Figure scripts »
· · · ·

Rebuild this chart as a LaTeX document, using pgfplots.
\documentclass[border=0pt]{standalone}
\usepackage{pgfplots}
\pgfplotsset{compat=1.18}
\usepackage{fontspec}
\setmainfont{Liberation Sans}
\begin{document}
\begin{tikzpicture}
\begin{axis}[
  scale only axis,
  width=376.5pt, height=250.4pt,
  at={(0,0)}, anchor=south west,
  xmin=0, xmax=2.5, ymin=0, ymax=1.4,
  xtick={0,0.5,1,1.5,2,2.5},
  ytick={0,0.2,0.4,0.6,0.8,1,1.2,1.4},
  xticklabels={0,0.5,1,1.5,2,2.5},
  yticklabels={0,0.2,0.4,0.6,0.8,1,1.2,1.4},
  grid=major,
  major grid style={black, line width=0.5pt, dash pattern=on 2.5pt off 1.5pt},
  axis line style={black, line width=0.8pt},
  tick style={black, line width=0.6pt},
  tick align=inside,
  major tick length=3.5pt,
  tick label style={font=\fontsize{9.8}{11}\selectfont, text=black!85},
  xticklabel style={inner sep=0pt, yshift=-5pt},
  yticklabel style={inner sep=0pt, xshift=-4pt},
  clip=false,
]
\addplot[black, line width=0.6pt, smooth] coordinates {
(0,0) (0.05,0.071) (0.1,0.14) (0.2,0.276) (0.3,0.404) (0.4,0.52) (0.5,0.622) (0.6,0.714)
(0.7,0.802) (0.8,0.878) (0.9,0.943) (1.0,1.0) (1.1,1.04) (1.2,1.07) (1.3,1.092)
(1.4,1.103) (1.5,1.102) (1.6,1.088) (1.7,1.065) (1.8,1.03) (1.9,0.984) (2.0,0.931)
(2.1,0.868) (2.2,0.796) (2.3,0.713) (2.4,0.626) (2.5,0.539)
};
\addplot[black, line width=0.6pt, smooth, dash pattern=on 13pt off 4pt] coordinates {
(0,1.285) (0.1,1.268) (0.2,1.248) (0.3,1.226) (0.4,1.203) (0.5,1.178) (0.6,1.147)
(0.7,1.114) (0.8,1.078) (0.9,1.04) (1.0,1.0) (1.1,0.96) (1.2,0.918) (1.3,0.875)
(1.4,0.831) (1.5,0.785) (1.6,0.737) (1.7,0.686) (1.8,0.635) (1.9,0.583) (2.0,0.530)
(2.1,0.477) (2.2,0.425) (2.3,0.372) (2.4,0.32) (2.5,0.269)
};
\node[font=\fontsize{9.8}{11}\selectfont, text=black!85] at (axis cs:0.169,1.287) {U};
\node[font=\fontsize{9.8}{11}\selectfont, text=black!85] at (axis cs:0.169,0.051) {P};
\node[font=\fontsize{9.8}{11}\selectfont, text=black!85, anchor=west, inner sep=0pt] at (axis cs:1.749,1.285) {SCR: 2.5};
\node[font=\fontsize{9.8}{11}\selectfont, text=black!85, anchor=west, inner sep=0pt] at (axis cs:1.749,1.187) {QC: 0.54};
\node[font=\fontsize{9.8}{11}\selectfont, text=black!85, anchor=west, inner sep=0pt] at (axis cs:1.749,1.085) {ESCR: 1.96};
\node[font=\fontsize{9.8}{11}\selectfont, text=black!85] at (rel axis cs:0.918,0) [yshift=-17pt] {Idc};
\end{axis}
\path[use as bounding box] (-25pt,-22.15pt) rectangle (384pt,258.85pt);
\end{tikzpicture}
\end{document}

· · · ·

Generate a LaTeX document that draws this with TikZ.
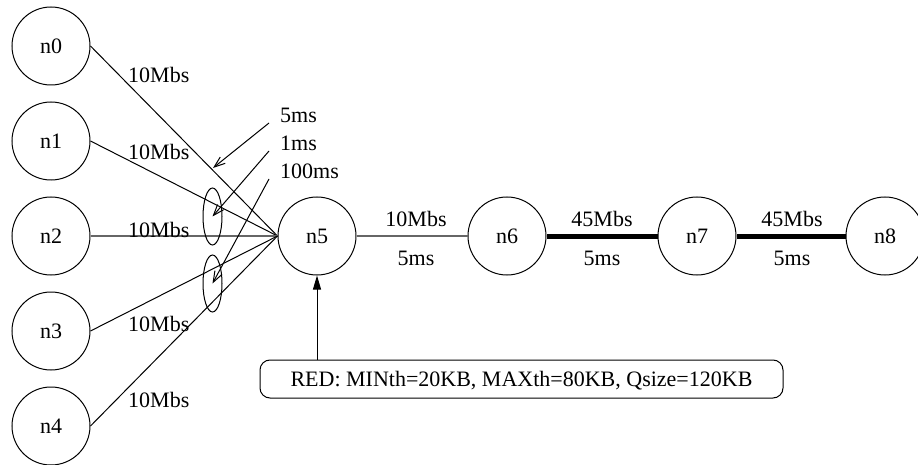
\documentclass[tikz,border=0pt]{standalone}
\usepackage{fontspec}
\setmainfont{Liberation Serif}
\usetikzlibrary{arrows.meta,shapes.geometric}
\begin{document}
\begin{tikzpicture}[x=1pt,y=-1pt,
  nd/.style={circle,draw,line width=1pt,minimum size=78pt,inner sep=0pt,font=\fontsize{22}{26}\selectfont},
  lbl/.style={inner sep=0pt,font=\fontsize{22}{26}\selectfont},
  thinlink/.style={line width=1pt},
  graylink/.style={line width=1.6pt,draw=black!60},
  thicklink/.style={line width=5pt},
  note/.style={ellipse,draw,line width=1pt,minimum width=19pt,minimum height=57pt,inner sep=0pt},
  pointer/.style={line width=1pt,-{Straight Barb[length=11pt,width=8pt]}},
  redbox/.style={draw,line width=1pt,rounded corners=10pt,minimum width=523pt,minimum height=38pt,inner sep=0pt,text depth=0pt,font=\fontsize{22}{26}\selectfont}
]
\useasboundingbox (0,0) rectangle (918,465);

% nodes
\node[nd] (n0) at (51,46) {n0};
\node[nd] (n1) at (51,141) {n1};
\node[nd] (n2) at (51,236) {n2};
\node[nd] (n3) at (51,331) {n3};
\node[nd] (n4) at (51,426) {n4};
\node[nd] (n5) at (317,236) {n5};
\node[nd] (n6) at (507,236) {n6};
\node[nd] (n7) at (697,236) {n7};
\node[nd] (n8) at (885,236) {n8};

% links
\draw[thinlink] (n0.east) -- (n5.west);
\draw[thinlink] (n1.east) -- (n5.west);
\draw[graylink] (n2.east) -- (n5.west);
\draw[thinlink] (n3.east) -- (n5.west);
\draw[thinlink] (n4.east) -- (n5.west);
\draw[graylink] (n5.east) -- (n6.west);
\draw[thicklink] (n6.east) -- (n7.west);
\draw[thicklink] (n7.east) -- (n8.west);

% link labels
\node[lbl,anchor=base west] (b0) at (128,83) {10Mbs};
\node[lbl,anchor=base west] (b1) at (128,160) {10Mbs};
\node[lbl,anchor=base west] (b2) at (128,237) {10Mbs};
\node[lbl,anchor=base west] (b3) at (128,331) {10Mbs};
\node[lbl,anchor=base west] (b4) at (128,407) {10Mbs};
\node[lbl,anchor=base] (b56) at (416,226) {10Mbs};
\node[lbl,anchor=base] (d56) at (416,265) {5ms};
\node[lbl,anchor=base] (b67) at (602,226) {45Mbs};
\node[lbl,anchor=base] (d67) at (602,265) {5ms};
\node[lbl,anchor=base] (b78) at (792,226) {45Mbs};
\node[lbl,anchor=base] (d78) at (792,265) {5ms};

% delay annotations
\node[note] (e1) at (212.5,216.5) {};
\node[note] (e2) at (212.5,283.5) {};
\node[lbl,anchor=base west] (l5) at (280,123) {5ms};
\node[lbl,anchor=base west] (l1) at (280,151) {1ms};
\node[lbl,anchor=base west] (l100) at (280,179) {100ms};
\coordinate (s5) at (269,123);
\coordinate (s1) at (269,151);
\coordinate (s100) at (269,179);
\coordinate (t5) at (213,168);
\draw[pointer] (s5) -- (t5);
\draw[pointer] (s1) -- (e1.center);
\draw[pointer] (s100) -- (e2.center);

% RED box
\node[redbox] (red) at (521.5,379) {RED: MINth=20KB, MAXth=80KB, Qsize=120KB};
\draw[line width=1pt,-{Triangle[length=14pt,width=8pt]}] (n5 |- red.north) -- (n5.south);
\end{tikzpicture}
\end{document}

· · · ·

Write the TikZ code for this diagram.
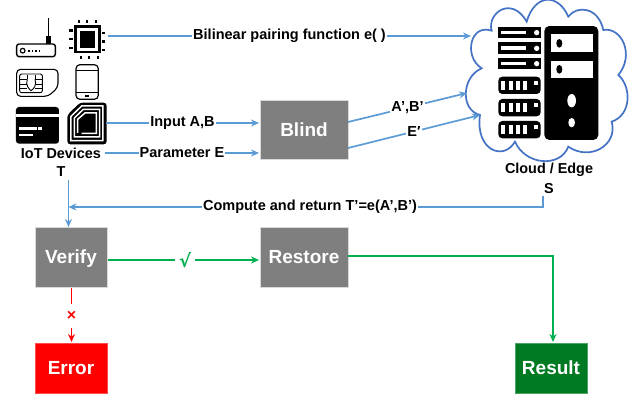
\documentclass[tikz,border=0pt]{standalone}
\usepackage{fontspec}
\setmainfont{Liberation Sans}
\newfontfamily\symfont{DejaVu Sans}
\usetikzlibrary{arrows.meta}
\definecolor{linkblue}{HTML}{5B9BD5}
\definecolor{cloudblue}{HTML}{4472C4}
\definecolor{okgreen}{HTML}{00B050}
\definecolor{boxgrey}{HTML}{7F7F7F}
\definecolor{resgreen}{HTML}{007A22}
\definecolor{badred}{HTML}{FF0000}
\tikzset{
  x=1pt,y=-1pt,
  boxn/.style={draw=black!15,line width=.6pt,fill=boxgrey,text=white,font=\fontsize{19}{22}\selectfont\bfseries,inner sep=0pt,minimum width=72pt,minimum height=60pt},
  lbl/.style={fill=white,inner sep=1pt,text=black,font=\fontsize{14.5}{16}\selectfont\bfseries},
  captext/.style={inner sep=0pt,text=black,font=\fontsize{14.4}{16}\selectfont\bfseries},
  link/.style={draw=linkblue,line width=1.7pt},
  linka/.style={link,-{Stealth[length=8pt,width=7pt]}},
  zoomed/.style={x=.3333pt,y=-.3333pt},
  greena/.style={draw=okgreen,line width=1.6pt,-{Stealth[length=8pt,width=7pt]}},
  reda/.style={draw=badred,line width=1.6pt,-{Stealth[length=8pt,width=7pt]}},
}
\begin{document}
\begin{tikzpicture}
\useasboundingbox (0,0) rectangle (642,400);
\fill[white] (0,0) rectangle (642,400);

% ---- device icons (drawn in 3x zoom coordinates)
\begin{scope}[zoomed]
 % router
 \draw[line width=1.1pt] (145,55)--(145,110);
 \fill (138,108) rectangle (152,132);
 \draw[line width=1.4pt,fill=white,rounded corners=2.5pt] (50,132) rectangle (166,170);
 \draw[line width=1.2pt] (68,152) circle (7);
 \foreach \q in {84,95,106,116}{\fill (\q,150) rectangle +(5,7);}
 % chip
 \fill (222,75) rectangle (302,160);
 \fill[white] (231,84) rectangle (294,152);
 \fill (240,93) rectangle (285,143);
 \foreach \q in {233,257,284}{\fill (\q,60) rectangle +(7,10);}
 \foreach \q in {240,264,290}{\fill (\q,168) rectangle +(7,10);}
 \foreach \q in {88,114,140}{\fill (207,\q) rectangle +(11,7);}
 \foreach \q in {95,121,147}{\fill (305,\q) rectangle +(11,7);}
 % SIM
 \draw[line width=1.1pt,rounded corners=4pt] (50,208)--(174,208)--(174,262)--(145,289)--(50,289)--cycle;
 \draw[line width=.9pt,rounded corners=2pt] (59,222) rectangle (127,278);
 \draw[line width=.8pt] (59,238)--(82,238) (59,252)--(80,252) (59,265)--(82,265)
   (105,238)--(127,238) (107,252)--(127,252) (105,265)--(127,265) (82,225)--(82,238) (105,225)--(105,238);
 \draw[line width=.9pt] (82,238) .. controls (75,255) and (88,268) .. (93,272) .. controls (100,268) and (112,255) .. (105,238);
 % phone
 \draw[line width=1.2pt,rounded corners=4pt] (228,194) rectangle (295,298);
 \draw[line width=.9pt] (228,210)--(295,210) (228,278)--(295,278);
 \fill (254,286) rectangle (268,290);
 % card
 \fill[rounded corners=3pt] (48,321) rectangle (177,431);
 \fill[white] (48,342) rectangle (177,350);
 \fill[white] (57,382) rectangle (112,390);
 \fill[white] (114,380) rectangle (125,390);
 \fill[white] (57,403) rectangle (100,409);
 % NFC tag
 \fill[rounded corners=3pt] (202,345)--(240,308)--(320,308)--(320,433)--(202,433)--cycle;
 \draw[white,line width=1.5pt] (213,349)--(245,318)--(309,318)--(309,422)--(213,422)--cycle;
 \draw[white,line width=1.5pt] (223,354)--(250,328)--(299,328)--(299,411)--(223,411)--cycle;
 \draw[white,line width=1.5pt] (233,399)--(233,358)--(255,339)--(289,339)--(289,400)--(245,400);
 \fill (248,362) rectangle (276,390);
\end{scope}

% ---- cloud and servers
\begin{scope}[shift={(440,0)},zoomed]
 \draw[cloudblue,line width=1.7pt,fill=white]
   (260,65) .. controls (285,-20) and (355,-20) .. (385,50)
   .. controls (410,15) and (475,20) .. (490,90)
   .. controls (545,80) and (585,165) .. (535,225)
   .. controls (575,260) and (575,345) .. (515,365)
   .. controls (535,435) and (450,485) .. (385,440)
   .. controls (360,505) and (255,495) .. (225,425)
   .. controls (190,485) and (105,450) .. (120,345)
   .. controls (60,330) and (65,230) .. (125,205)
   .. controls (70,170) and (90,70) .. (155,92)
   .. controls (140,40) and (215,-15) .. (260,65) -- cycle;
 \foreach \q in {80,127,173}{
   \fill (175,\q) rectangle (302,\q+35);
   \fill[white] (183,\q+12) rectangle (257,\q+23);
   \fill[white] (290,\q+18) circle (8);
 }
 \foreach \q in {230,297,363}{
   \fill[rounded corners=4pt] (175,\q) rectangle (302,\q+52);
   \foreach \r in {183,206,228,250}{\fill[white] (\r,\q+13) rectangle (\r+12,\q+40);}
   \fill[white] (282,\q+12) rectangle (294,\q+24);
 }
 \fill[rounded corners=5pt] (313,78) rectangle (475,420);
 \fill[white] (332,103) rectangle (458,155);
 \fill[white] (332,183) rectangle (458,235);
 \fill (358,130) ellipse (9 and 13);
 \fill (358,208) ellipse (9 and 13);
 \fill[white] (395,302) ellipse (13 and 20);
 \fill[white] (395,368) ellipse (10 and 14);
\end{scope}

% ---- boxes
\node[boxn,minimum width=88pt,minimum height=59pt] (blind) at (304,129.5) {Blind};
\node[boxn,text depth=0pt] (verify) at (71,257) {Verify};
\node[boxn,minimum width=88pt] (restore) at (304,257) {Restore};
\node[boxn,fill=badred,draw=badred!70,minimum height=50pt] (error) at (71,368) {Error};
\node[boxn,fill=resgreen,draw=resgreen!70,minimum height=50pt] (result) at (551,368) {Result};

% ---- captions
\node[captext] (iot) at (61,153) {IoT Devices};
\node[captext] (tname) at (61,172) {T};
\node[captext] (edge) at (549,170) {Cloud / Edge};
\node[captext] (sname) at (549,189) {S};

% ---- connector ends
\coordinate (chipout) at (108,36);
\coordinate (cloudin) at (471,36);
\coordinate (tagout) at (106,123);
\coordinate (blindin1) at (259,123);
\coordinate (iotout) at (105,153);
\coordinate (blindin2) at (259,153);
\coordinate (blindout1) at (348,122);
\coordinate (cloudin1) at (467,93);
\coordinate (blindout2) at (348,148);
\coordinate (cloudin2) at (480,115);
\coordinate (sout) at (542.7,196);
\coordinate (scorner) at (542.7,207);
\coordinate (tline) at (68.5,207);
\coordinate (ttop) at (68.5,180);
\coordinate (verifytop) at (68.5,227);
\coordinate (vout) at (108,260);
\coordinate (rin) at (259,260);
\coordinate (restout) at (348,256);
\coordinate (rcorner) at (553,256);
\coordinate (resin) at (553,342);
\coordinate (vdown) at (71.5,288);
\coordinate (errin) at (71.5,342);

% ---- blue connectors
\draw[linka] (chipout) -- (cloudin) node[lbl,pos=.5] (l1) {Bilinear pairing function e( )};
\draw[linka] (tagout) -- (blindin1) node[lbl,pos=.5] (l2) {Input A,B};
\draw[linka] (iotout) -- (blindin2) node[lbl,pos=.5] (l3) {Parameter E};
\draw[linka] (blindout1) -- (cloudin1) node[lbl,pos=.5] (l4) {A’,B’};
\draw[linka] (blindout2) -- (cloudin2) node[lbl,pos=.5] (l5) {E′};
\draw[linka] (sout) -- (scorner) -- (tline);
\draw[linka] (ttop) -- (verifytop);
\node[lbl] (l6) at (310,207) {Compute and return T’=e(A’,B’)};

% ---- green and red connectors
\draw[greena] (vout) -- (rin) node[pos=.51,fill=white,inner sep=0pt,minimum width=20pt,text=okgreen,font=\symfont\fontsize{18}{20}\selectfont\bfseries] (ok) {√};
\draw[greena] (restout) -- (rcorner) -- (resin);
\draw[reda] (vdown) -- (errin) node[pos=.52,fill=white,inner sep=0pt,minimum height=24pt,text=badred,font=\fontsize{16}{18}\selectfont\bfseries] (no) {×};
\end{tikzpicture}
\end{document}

· · · ·

Exercise objective » Every line that holds the word "this" should be extracted.

The result »
Rebuild this chart as a LaTeX document, using pgfplots.
Generate a LaTeX document that draws this with TikZ.
Write the TikZ code for this diagram.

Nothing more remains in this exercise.